If you follow Bettelheim’s approach (meant for young children who still believe the world is magical) you tell him how to kill demons.

In that case, with a crucifix or similar, which will also suit your ex-wife.

If you follow Bettelheim’s approach (meant for young children who still believe the world is magical) you tell him how to kill demons.

In that case, with a crucifix or similar, which will also suit your ex-wife.

I think if she believes in demons, she believes in demons. It’s her right to educate your son about her religion…BUT…isn’t there a better way to go about this? If she believes in Jesus, can’t she tell him that Jesus will protect him? Or wait til he’s older to talk about scary stuff?

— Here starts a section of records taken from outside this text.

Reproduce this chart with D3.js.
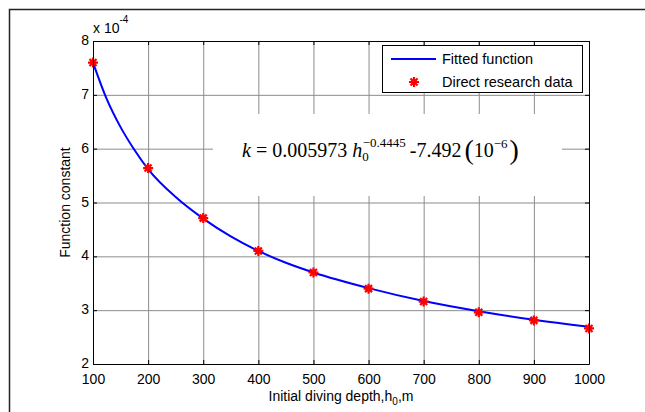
<!DOCTYPE html>
<html>
<head>
<meta charset="utf-8">
<script src="https://cdn.jsdelivr.net/npm/d3@7"></script>
<style>
  body { margin: 0; background: #fff; }
  svg text { font-family: Arial, "Liberation Sans", sans-serif; fill: #000; }
</style>
</head>
<body>
<div id="chart"></div>
<script>
// direct research data: initial diving depth (m) and function constant (x 1e-4)
const depths = [100, 200, 300, 400, 500, 600, 700, 800, 900, 1000];
const researchK = [7.60, 5.64, 4.71, 4.10, 3.70, 3.40, 3.16, 2.96, 2.81, 2.66];
// fitted curve
const fitDepths = [100, 125, 150, 175, 200, 250, 300, 350, 400, 450, 500, 600, 700, 800, 900, 1000];
const fitK = [7.60, 6.92, 6.40, 5.98, 5.62, 5.10, 4.70, 4.37, 4.10, 3.88, 3.70, 3.41, 3.17, 2.98, 2.82, 2.69];
const xTicks = [100, 200, 300, 400, 500, 600, 700, 800, 900, 1000];
const yTicks = [2, 3, 4, 5, 6, 7, 8];
const legendLabels = ["Fitted function", "Direct research data"];

const W = 645, H = 412;
const dims = { left: 93, right: 589, top: 41, bottom: 364 };
const plotW = dims.right - dims.left;
const plotH = dims.bottom - dims.top;

const svg = d3.select("#chart").append("svg")
  .attr("width", W).attr("height", H);

// outer figure frame (runs off to the right / bottom)
svg.append("rect")
  .attr("x", 9.5).attr("y", 9.5)
  .attr("width", 700).attr("height", 500)
  .attr("fill", "none").attr("stroke", "#222").attr("stroke-width", 1.5);

const x = d3.scaleLinear().domain([100, 1000]).range([dims.left, dims.right]);
const y = d3.scaleLinear().domain([2, 8]).range([dims.bottom, dims.top]);
const fmt = d3.format("d");

// grid
svg.append("g")
  .attr("transform", `translate(0,${dims.bottom})`)
  .call(d3.axisBottom(x).tickValues(xTicks).tickSize(-plotH).tickFormat(""))
  .call(g => g.select(".domain").remove())
  .call(g => g.selectAll("line").attr("stroke", "#8c8c8c"));
svg.append("g")
  .attr("transform", `translate(${dims.left},0)`)
  .call(d3.axisLeft(y).tickValues(yTicks).tickSize(-plotW).tickFormat(""))
  .call(g => g.select(".domain").remove())
  .call(g => g.selectAll("line").attr("stroke", "#8c8c8c"));

// white background behind the equation
svg.append("rect")
  .attr("x", 213).attr("y", 114)
  .attr("width", 349).attr("height", 82)
  .attr("fill", "#fff");

// fitted curve
const line = d3.line()
  .x((d, i) => x(d))
  .y((d, i) => y(fitK[i]))
  .curve(d3.curveMonotoneX);

svg.append("path")
  .datum(fitDepths)
  .attr("fill", "none")
  .attr("stroke", "#0000ff")
  .attr("stroke-width", 2)
  .attr("d", line);

// asterisk markers
const star = "M-5,0H5M0,-5V5M-3.5,-3.5L3.5,3.5M-3.5,3.5L3.5,-3.5";
svg.append("g").selectAll("path")
  .data(depths)
  .enter()
  .append("path")
  .attr("transform", (d, i) => `translate(${x(d)},${y(researchK[i])})`)
  .attr("d", star)
  .attr("fill", "none")
  .attr("stroke", "#ff0000")
  .attr("stroke-width", 2.2);

// axes (inner ticks on all four sides)
let styleAxis = g => g
  .call(g => g.selectAll("line").attr("stroke", "#000"))
  .call(g => g.select(".domain").attr("stroke", "#000"))
  .call(g => g.selectAll("text").attr("font-size", 14).attr("font-family", null).attr("fill", "#000"));

svg.append("g")
  .attr("transform", `translate(0,${dims.bottom})`)
  .call(d3.axisBottom(x).tickValues(xTicks).tickFormat(fmt).tickSizeInner(-4).tickSizeOuter(0).tickPadding(10))
  .call(styleAxis);
svg.append("g")
  .attr("transform", `translate(0,${dims.top})`)
  .call(d3.axisTop(x).tickValues(xTicks).tickSizeInner(-4).tickSizeOuter(0).tickFormat(""))
  .call(styleAxis);
svg.append("g")
  .attr("transform", `translate(${dims.left},0)`)
  .call(d3.axisLeft(y).tickValues(yTicks).tickFormat(fmt).tickSizeInner(-4).tickSizeOuter(0).tickPadding(4))
  .call(styleAxis)
  .call(g => g.selectAll("text").attr("dy", "0.25em"));
svg.append("g")
  .attr("transform", `translate(${dims.right},0)`)
  .call(d3.axisRight(y).tickValues(yTicks).tickSizeInner(-4).tickSizeOuter(0).tickFormat(""))
  .call(styleAxis);

// exponent label
let expo = svg.append("text")
  .attr("x", dims.left).attr("y", 33)
  .attr("font-size", 14);
expo.append("tspan").text("x 10");
expo.append("tspan").attr("font-size", 10).attr("dy", -10).text("-4");

// axis titles
svg.append("text")
  .attr("transform", `translate(70,${(dims.top + dims.bottom) / 2}) rotate(-90)`)
  .attr("text-anchor", "middle")
  .attr("font-size", 14)
  .text("Function constant");

let xl = svg.append("text")
  .attr("x", (dims.left + dims.right) / 2).attr("y", 401)
  .attr("text-anchor", "middle")
  .attr("font-size", 14);
xl.append("tspan").text("Initial diving depth,h");
xl.append("tspan").attr("font-size", 10).attr("dy", 4).text("0");
xl.append("tspan").attr("dy", -4).text(",m");

// legend
const legend = svg.append("g").attr("class", "legend");
legend.append("rect")
  .attr("x", 382.5).attr("y", 45.5)
  .attr("width", 200).attr("height", 47)
  .attr("fill", "#fff").attr("stroke", "#000");
legend.append("line")
  .attr("x1", 391).attr("x2", 436)
  .attr("y1", 59).attr("y2", 59)
  .attr("stroke", "#0000ff").attr("stroke-width", 2);
legend.append("path")
  .attr("transform", "translate(414,82)")
  .attr("d", star)
  .attr("fill", "none").attr("stroke", "#ff0000").attr("stroke-width", 2.2);
legend.selectAll(".lbl")
  .data(legendLabels)
  .enter()
  .append("text")
  .attr("class", "lbl")
  .attr("x", 442)
  .attr("y", (d, i) => 64 + i * 23)
  .attr("font-size", 14.5)
  .text(d => d);

// equation
const eq = svg.append("text")
  .attr("x", 242).attr("y", 157)
  .attr("font-size", 20)
  .style("font-family", "'Liberation Serif', 'Times New Roman', serif");
eq.append("tspan").attr("font-style", "italic").text("k");
eq.append("tspan").attr("dx", 5).text("= 0.005973");
eq.append("tspan").attr("dx", 5).attr("font-style", "italic").text("h");
eq.append("tspan").attr("font-size", 13).attr("dy", 4).text("0");
eq.append("tspan").attr("font-size", 13).attr("dx", -6).attr("dy", -14).text("\u22120.4445");
eq.append("tspan").attr("dx", 4).attr("dy", 10).text("-7.492");
eq.append("tspan").attr("dx", 3).attr("font-size", 28).attr("dy", 2).text("(");
eq.append("tspan").attr("dy", -2).text("10");
eq.append("tspan").attr("font-size", 13).attr("dy", -9).text("\u22126");
eq.append("tspan").attr("dx", 2).attr("font-size", 28).attr("dy", 11).text(")");
</script>
</body>
</html>
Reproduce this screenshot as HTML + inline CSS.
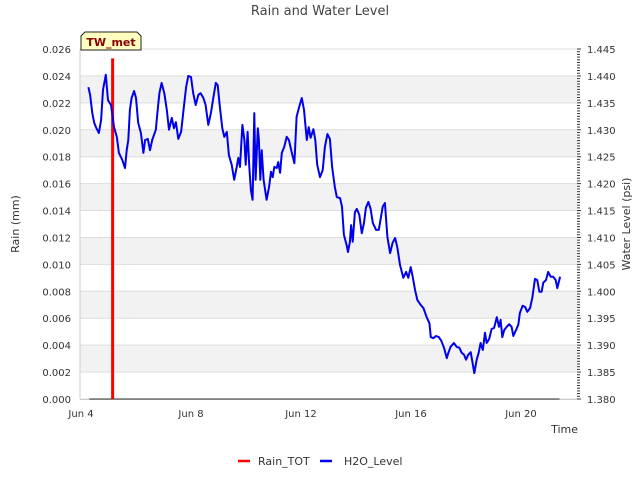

The fear is irrational. Telling him any bad guy is out there but don’t worry, he won’t get in here won’t work. His fear is that the bad stuff is stronger than they are and will get in.

The next time you do movie night with the kid, do not rent The Exorcist.

Authoritative sources* suggest a cold iron (or was it solid silver ? I forget) firepoker. As a bonus, it also works on non-supernatural threats like muggers or mathematics teachers.

  • Sir T. Pratchett, in Hogfather

Yes, a sharpened crucifix. And then tell him his mommy is a demon and must be stopped.

Wait, what’s this with the sharpened crucifix? My mother told me if I was ever threatened by Dracula to make the sign of the cross with my fingers. It worked. I dreamed terrorists, werewolves, cops, mobsters, the CIA and whatever were coming to get me but I never had a problem with Dracula.

FWIW, I don’t think it was a dick move. If you’d stayed on the phone there would have been a screaming match and at best your position would not have improved but it could well have it made it worse.

In that short post we just witnessed a reenactment of the birth of most organized religions.:wink:

My sister- a very intelligent (albeit completely acritical) and successful woman- not only believes in demons but thinks they’re responsible for a lot of mental and physical illnesses, drug addiction, Barack Obama (wish I could say I was making that up), etc… She would scoff at the concept of a 9 year old who still believes in Santa Claus or an adult who goes to psychics, she’s scoffed at ads for Ghost Tours in cities like New Orleans and St. Augustine that we’ve been to together (I always enjoy those- have no doubts that any truth in them is wildly distorted but the legends themselves are interested), and polytheism is just plain silly, but demons, of course they’re real! I’ve never understood that sort of dissonance.

Exactly. You may not share a person’s beliefs but you shouldn’t act like their beliefs aren’t sincerely held. If a mother sincerely believes that demons exist, she’s going to feel she needs to protect her children against demons by warning them.

Look at it this way. Suppose you were a devout Christian Scientist and your ex-wife wasn’t. Would you get mad if she warned your child he needed to wash his hands before eating? Or would you tell her not to scare your kid with her made-up talk about these invisible things called “germs” that you know aren’t real?

Put a bible or a crucifix in the kid’s room and tell him that the people who believe in demons also believe that a demon can’t come into any room that has a bible or cross in it. Later on, he may decide on his own that demons don’t exist and bibles and crosses have no special powers. But for now, don’t turn this into a confrontation over religion. Put your son’s well-being above the need to argue beliefs with your ex-wife.